** What this task involves **
Copy exactly the lines from the beginning of the data down to and including the line holding "y_ticks = [1e3, 1e4, 1e5, 1e6, 1e7, 1e8, 1e9]", without any pictures.

** Dataset section **
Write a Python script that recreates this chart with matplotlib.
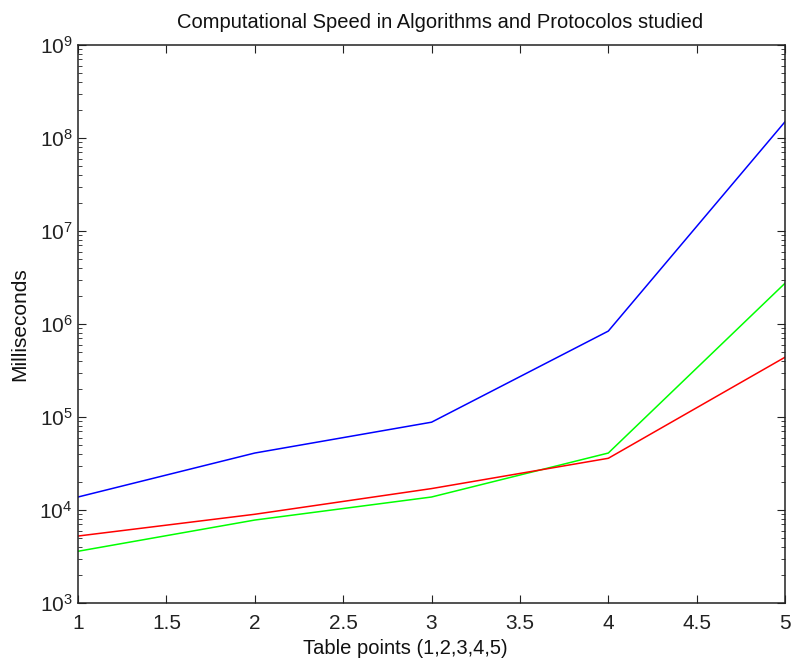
import matplotlib
matplotlib.use("Agg")
import matplotlib.pyplot as plt
from matplotlib.ticker import LogLocator, MultipleLocator, NullFormatter, FixedLocator, LogFormatterMathtext

x = [1, 2, 3, 4, 5]
blue_vals = [13800, 41000, 88000, 840000, 1.5e8]
green_vals = [3600, 7800, 13800, 41000, 2.75e6]
red_vals = [5250, 9000, 17000, 36000, 440000]
y_ticks = [1e3, 1e4, 1e5, 1e6, 1e7, 1e8, 1e9]

plt.rcParams['font.family'] = ['Liberation Sans', 'DejaVu Sans']
plt.rcParams['mathtext.fontset'] = 'custom'
plt.rcParams['mathtext.rm'] = 'Liberation Sans'
plt.rcParams['mathtext.it'] = 'Liberation Sans'
fig = plt.figure(figsize=(7.93, 6.63), dpi=100)
ax = fig.add_axes([0.0984, 0.0905, 0.8916, 0.8415])
ax.plot(x, blue_vals, color='#0000ff', lw=1.1)
ax.plot(x, green_vals, color='#00ff00', lw=1.1)
ax.plot(x, red_vals, color='#ff0000', lw=1.1)
ax.set_yscale('log')
ax.set_xlim(1, 5)
ax.set_ylim(1e3, 1e9)
ax.xaxis.set_major_locator(MultipleLocator(0.5))
ax.xaxis.set_major_formatter(plt.FuncFormatter(lambda v, p: f"{v:g}"))
ax.yaxis.set_major_locator(FixedLocator(y_ticks))
ax.yaxis.set_major_formatter(LogFormatterMathtext())
minor = [m * d for d in y_ticks[:-1] for m in range(2, 10)]
ax.yaxis.set_minor_locator(FixedLocator(minor))
ax.yaxis.set_minor_formatter(NullFormatter())
ax.tick_params(which='both', direction='in', top=True, right=True, labelsize=15, colors='#222222')
ax.tick_params(axis='x', pad=8)
ax.tick_params(axis='y', pad=4)
ax.tick_params(which='major', length=6)
ax.tick_params(which='minor', length=3)
for s in ax.spines.values():
    s.set_linewidth(1.1)
    s.set_color('#222222')
fig.text(0.555, (663 - 28) / 663, 'Computational Speed in Algorithms and Protocolos studied',
         fontsize=14.5, ha='center', va='baseline', color='#111111')
ax.set_xlabel('Table points (1,2,3,4,5)', fontsize=14.5, color='#111111')
ax.xaxis.set_label_coords((405 - 78) / 707, (603 - 639) / 558)
ax.set_ylabel('Milliseconds', fontsize=15, color='#111111')
ax.yaxis.set_label_coords((29 - 78) / 707, 0.5)
fig.savefig('out.png', dpi=100)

** Finished task **
Write a Python script that recreates this chart with matplotlib.
import matplotlib
matplotlib.use("Agg")
import matplotlib.pyplot as plt
from matplotlib.ticker import LogLocator, MultipleLocator, NullFormatter, FixedLocator, LogFormatterMathtext

x = [1, 2, 3, 4, 5]
blue_vals = [13800, 41000, 88000, 840000, 1.5e8]
green_vals = [3600, 7800, 13800, 41000, 2.75e6]
red_vals = [5250, 9000, 17000, 36000, 440000]
y_ticks = [1e3, 1e4, 1e5, 1e6, 1e7, 1e8, 1e9]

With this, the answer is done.